---------- MATERIAL FOR THIS EXERCISE ----------

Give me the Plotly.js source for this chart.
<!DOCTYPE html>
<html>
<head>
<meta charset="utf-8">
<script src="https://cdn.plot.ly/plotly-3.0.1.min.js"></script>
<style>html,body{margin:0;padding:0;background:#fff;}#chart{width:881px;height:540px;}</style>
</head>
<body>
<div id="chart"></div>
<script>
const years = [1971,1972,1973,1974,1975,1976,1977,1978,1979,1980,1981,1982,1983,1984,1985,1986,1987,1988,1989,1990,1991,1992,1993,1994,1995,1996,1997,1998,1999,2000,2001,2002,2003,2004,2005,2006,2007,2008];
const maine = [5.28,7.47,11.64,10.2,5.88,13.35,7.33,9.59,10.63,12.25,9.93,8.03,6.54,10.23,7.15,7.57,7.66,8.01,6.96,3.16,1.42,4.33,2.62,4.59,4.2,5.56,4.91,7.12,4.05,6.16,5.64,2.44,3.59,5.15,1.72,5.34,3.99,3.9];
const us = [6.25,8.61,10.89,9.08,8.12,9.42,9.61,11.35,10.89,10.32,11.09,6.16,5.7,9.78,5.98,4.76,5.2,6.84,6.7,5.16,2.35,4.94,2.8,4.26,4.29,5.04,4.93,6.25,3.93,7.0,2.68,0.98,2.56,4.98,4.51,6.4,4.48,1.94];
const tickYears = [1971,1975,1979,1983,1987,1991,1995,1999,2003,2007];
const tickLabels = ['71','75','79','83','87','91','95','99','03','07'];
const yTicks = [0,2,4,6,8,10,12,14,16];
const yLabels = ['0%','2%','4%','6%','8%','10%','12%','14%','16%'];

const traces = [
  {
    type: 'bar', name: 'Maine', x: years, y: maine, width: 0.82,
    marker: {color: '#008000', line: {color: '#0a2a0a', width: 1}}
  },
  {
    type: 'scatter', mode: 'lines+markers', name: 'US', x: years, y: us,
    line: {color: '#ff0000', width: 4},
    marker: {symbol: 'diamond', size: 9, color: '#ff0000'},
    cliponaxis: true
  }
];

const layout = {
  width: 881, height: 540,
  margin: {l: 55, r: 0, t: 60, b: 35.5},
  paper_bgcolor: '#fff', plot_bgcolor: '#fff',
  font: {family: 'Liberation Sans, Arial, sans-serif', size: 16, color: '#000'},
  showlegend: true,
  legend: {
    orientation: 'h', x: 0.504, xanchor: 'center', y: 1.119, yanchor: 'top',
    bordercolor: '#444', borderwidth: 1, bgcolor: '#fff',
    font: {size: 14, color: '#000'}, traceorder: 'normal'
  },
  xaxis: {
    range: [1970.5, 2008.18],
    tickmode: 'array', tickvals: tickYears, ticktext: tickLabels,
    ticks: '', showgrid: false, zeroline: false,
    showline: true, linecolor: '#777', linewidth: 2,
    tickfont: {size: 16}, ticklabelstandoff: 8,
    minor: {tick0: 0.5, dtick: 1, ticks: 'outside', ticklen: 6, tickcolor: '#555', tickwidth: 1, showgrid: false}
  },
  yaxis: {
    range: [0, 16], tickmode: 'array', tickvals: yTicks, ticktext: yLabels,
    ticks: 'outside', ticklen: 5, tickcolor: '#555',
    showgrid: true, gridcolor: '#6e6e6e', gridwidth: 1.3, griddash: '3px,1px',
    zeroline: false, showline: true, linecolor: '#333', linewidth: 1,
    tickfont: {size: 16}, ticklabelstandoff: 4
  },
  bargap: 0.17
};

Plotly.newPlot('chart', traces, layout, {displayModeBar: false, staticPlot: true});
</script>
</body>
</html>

----------
---------- MATERIAL FOR THIS EXERCISE ----------

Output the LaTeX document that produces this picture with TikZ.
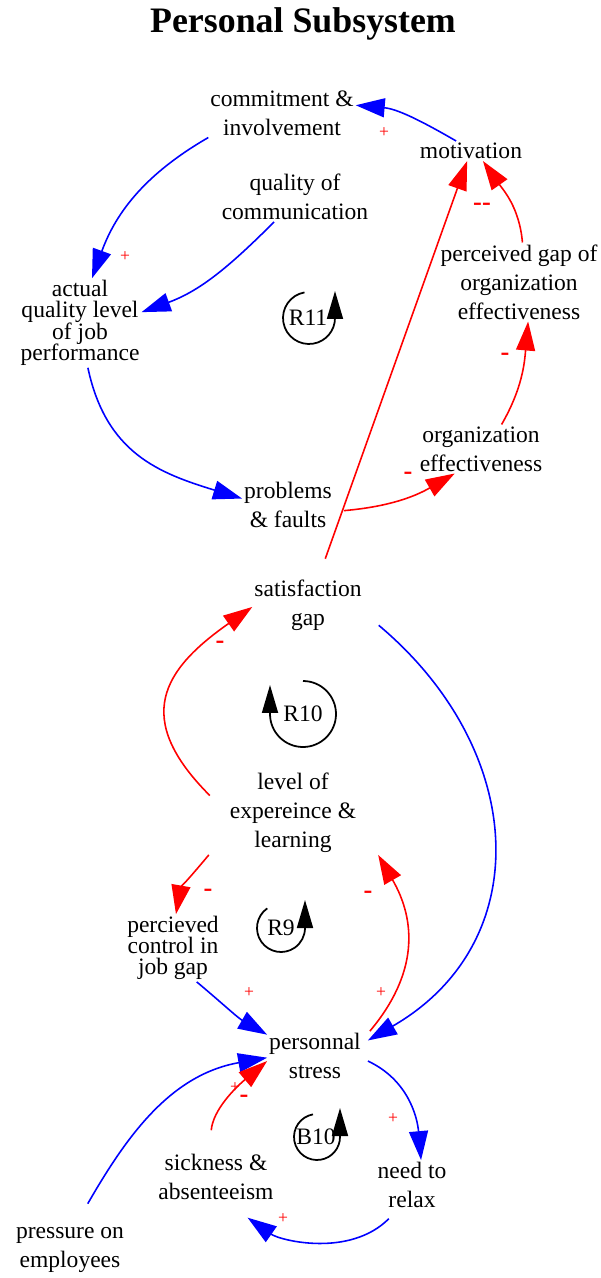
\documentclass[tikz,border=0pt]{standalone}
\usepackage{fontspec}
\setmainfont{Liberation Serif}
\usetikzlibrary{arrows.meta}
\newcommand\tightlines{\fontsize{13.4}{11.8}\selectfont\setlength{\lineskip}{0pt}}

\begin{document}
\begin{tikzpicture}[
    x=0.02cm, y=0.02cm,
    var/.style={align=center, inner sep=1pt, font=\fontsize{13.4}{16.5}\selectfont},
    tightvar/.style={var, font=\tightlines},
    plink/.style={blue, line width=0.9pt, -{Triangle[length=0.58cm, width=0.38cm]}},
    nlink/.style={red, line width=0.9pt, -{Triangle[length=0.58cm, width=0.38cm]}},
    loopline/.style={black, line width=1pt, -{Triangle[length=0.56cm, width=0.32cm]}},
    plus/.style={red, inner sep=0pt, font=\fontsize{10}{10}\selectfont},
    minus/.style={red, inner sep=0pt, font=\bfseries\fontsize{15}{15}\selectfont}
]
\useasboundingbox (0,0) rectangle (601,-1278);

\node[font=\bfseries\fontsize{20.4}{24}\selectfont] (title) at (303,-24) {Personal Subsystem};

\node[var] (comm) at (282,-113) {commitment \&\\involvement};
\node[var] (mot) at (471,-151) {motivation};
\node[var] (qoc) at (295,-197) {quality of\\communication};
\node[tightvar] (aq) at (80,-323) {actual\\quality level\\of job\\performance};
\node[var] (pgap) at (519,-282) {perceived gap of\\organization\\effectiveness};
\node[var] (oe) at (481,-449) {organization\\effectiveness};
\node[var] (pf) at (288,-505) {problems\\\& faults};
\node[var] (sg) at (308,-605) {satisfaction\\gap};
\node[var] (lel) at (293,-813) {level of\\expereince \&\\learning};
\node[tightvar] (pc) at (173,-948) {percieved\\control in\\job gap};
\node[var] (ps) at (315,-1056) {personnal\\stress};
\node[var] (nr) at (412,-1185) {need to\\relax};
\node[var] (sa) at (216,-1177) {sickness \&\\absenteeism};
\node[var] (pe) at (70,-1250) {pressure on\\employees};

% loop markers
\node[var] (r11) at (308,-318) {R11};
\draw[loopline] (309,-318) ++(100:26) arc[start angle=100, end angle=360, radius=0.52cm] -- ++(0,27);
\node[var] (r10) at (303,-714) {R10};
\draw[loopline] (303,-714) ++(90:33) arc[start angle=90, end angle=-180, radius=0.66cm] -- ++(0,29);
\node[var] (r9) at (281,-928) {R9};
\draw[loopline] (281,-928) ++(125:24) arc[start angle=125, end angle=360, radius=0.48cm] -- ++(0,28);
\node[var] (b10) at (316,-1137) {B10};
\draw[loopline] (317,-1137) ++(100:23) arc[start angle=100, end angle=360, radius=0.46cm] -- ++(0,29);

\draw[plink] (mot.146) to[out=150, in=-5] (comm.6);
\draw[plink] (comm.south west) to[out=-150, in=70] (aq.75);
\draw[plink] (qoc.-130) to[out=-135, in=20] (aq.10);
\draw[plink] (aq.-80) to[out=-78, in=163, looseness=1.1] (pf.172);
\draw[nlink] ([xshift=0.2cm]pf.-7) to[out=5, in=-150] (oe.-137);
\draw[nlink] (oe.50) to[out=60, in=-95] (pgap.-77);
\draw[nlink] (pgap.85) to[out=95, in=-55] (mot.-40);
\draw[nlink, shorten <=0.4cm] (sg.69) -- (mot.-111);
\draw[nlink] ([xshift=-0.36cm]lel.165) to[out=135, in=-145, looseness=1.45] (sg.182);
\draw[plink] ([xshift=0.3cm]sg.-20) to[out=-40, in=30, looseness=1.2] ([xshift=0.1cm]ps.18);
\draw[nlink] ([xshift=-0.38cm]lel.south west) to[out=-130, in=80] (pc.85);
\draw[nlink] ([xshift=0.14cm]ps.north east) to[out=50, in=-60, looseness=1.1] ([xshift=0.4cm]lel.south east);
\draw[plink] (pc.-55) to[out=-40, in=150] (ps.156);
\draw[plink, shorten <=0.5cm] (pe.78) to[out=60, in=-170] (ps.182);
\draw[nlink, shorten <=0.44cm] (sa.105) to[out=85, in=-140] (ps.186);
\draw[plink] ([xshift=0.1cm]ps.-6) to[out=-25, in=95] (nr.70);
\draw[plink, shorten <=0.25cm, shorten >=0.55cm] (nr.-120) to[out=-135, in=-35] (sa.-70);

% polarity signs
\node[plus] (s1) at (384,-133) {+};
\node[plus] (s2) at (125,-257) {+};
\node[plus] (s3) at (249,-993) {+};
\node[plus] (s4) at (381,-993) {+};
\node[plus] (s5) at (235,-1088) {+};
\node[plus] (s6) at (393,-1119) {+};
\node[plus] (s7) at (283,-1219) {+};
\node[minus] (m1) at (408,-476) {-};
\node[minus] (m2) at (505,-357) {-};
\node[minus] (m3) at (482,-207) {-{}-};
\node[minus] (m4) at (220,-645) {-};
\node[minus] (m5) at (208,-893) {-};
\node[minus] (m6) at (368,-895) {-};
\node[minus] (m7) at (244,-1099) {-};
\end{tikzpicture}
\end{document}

----------

◆ AIM OF THE TASK
Look above for the line with "Output the LaTeX" and copy exactly from it through the line with "(title) at (303,-24)", both included. Omit the pictures.

◆ EXERCISE OUTPUT
Output the LaTeX document that produces this picture with TikZ.
\documentclass[tikz,border=0pt]{standalone}
\usepackage{fontspec}
\setmainfont{Liberation Serif}
\usetikzlibrary{arrows.meta}
\newcommand\tightlines{\fontsize{13.4}{11.8}\selectfont\setlength{\lineskip}{0pt}}

\begin{document}
\begin{tikzpicture}[
    x=0.02cm, y=0.02cm,
    var/.style={align=center, inner sep=1pt, font=\fontsize{13.4}{16.5}\selectfont},
    tightvar/.style={var, font=\tightlines},
    plink/.style={blue, line width=0.9pt, -{Triangle[length=0.58cm, width=0.38cm]}},
    nlink/.style={red, line width=0.9pt, -{Triangle[length=0.58cm, width=0.38cm]}},
    loopline/.style={black, line width=1pt, -{Triangle[length=0.56cm, width=0.32cm]}},
    plus/.style={red, inner sep=0pt, font=\fontsize{10}{10}\selectfont},
    minus/.style={red, inner sep=0pt, font=\bfseries\fontsize{15}{15}\selectfont}
]
\useasboundingbox (0,0) rectangle (601,-1278);

\node[font=\bfseries\fontsize{20.4}{24}\selectfont] (title) at (303,-24) {Personal Subsystem};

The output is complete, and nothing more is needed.